The other factor at play is the demise of professional journalism. Social media empower everybody to be an author, to be a reporter, to tell a story to an audience; but hardly anybody has the training or discipline to discern fact and fiction, opinion and claim, evidence and suspicion … That creates a massive loss in the quality of consumer’s (the reader’s, the listener’s, the watcher’s) personal information management. At the same time the intensity and frequency shot through the roof. Under these circumstances, the boundary between objective fact and subjective opinion fades away; in the end, every piece of news is perceived as equally valid. And when the quality of an argument becomes irrelevant, it is only the quantity of likes and retweets that counts.

Multiple impacts

In the political realm, we all have observed the effects of the post-factual climate already. Pluralism is on the retreat and polarization takes over. Increasingly extremist views and positions become entrenched, they are less and less accessible for discussion and compromise (which are, let’s not forget, key principles of democratic rule). The U.S. presidential election campaign marked a historical low in the quality of the political discourse. But again, that was only the most visible, most commented case; it was not the only one. And more importantly, I’m afraid it won’t be the last one.

There shouldn’t be any doubt about the commitment of science to objective facts. As the quest for useful knowledge, science provides the evidence-based advice to political decision-makers. However, some fields of science are particularly close to policy-makers, and have not always managed to maintain a neutral objective position: economics is a much debated case, and climate research has become politically polarized as well. But those cases have a longer history than the post-factual climate, and while I loathe the idea of policy-based evidence, this might only be minor issue. The real challenge of the post-factual discourse to science is far more radical: when facts and opinions are not separate anymore, the very roots of science wither. Objective facts and evidence are what distinguishes science from myth and hearsay, and the post-factual equivalence of evidence and feeling would ultimately reject science itself. We would not only lose the knowledge built up over generations since the Scientific Revolution, we would also lose the method for acquiring knowledge, with nothing to replace it. Intellectually, we’d happily return to the Dark Ages.

At first glance, that might seem an abstract, even an academic notion. But it has rather immediate impact on the economy, as it undermines the very concept of useful knowledge that I’ve recently outlined as the origin of economic growth. The generation, dissemination, and application of useful knowledge embody the innovation supply chain that drives the technological progress our economy and society are built upon. When facts and evidence are equalized with opinions and feelings, new knowledge is not generated anymore; what is disseminated is a mix of outdated facts and latest feelings; and the application of such a mess is bound to fail: the wellspring of innovation runs dry, and all technological progress with it. That would be the end of Schumpeterian growth that dominated the development of Western societies since the Industrial Revolution.

What does that mean for society?
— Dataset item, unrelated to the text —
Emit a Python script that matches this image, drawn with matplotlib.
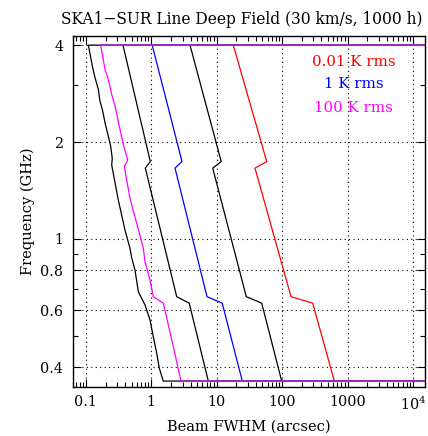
import numpy as np
import matplotlib.pyplot as plt
from matplotlib.ticker import FixedLocator, NullFormatter

plt.rcParams['font.family'] = ['DejaVu Serif']
plt.rcParams['mathtext.fontset'] = 'dejavuserif'

# frequency band edges (GHz)
f_min, f_max = 0.362, 4.0
x_edge = 1e5   # curves run off to the right edge at the band limits

# leftmost black curve and the 100 K rms curve (noisy, more samples)
freq_b1 = [4.0, 3.401, 3.167, 2.915, 2.682, 2.496, 2.296, 2.088, 1.944, 1.780, 1.697,
           1.321, 1.066, 0.936, 0.873, 0.801, 0.686, 0.624, 0.561, 0.497, 0.442, 0.397, 0.362]
beam_b1 = [0.109, 0.127, 0.138, 0.155, 0.164, 0.181, 0.196, 0.220, 0.239, 0.253, 0.248,
           0.313, 0.396, 0.472, 0.502, 0.563, 0.633, 0.801, 0.955, 1.073, 1.209, 1.325, 1.526]

freq_100k = [4.0, 3.363, 3.131, 2.812, 2.587, 2.242, 1.968, 1.759, 1.676, 1.338, 1.119,
             0.936, 0.850, 0.746, 0.662, 0.632, 0.463, 0.362]
beam_100k = [0.168, 0.196, 0.220, 0.248, 0.279, 0.324, 0.373, 0.436, 0.387, 0.472, 0.598,
             0.755, 0.801, 0.955, 1.073, 1.526, 2.17, 2.845]

# smoother curves, sampled at the sub-band edges
freq_band = [4.0, 1.74, 1.66, 0.662, 0.632, 0.362]
beam_b2 = [0.369, 0.965, 0.810, 2.446, 3.798, 7.44]
beam_1k = [1.032, 2.946, 2.304, 7.108, 12.14, 24.63]
beam_b3 = [3.906, 11.72, 8.687, 28.35, 48.76, 98.6]
beam_001k = [17.94, 58.15, 38.5, 136.8, 293.7, 628.5]

xticks = [0.1, 1, 10, 100, 1000, 1e4]
xticklabels = ['0.1', '1', '10', '100', '1000', r'$10^4$']
yticks = [0.4, 0.6, 0.8, 1, 2, 4]
yticklabels = ['0.4', '0.6', '0.8', '1', '2', '4']


def closed(beam, freq):
    # add the horizontal runs to the right edge at the band limits
    x = np.concatenate([[x_edge], beam, [x_edge]])
    y = np.concatenate([[freq[0]], freq, [freq[-1]]])
    return x, y


fig = plt.figure(figsize=(4.28, 4.36), dpi=100)
ax = fig.add_axes([73/428, 1-387/436, 352/428, 351/436])

for beam, freq, col in [(beam_b1, freq_b1, 'black'),
                        (beam_b2, freq_band, 'black'),
                        (beam_b3, freq_band, 'black'),
                        (beam_001k, freq_band, 'red'),
                        (beam_1k, freq_band, 'blue'),
                        (beam_100k, freq_100k, 'magenta')]:
    x, y = closed(beam, freq)
    ax.plot(x, y, color=col, lw=0.9)

# overlapping band-edge runs look purple
ax.plot([beam_100k[0], x_edge], [f_max, f_max], color='#9a30c0', lw=1.2)
ax.plot([beam_100k[-1], x_edge], [f_min, f_min], color='#9a30c0', lw=1.2)

ax.set_xscale('log')
ax.set_yscale('log')
ax.set_xlim(0.0635, 15300)
ax.set_ylim(0.347, 4.27)

ax.xaxis.set_major_locator(FixedLocator(xticks))
ax.set_xticklabels(xticklabels)
xminor = [m * 10.0**e for e in range(-2, 5) for m in range(2, 10)]
ax.xaxis.set_minor_locator(FixedLocator(xminor))
ax.xaxis.set_minor_formatter(NullFormatter())

ax.yaxis.set_major_locator(FixedLocator(yticks))
ax.set_yticklabels(yticklabels)
ax.yaxis.set_minor_locator(FixedLocator([0.5, 0.7, 0.9, 3]))
ax.yaxis.set_minor_formatter(NullFormatter())

ax.tick_params(which='both', direction='in', top=True, right=True, labelsize=10.3)
ax.tick_params(which='major', length=6, width=0.8)
ax.tick_params(which='minor', length=3.5, width=0.8)
ax.tick_params(axis='x', pad=6)
ax.tick_params(axis='y', pad=7)

ax.grid(True, which='major', color='black', linestyle=(0, (1, 3)), lw=0.8)
for s in ax.spines.values():
    s.set_linewidth(1.0)

ax.set_xlabel('Beam FWHM (arcsec)', fontsize=10.5, labelpad=5)
ax.set_ylabel('Frequency (GHz)', fontsize=10.5, labelpad=4)

fig.text(242/428, 1-19/436, 'SKA1\u2212SUR Line Deep Field (30 km/s, 1000 h)',
         ha='center', va='center', fontsize=11.2)

ax.text(0.798, 0.926, '0.01 K rms', color='red', ha='center', va='center',
        transform=ax.transAxes, fontsize=10.8)
ax.text(0.798, 0.863, '1 K rms', color='blue', ha='center', va='center',
        transform=ax.transAxes, fontsize=10.8)
ax.text(0.798, 0.795, '100 K rms', color='magenta', ha='center', va='center',
        transform=ax.transAxes, fontsize=10.8)

fig.savefig('out.png', dpi=100)
plt.close(fig)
Apart from the loss of knowledge, of innovation, and of economic growth, there’s an additional, far less immediate impact. But that is probably the most corrosive effect of the post-factual climate in the long run: the loss of social cohesion. We have a young generation growing up inside the social networks; and it’s not just a parenting problem that they are locked away in their own echo chambers. While today’s adults have unlearned, have lost the lost their ability to handle diverse ideas, to debate a topic, to discuss, to make compromise, the younger generation might never learn those skills. But where then would reasoning come from? And where tolerance?

Now what?

What was first perceived as a bad habit in the political domain has transformed the climate in political and public discourse and now has the potential to cause serious and long-lasting damage to the very foundation of our economy. Any idea of ‘post-factual innovation’ is not simply an oxymoron, it is actually moronic. The economy is much more than just making deals, and the technological progress that drives Schumpeterian growth will vanish as the post-factual discourse continues. The problem is that we are talking about long-term developments: it might take years until their effects are seen, their full impact is felt, understood, and counteracted.

But there’s actually quite a lot we can do now to change course over time. Let’s appreciate the quality of professional journalism, of curated content, of validated observations — Social media have lots to offer in addition, but not as a replacement. Let’s insist on evidence-based policies — Emotions are too volatile to orient our path to a sustainable future. Let’s embrace pluralism and the diversity of opinions — Nobody is always right, nobody knows it all. Let’s cherish the competition of ideas, combined with moderation and dialogue, as a shared struggle to find the best solution — There is rarely a simple solution or an easy way out.

And first and foremost: Let’s start today.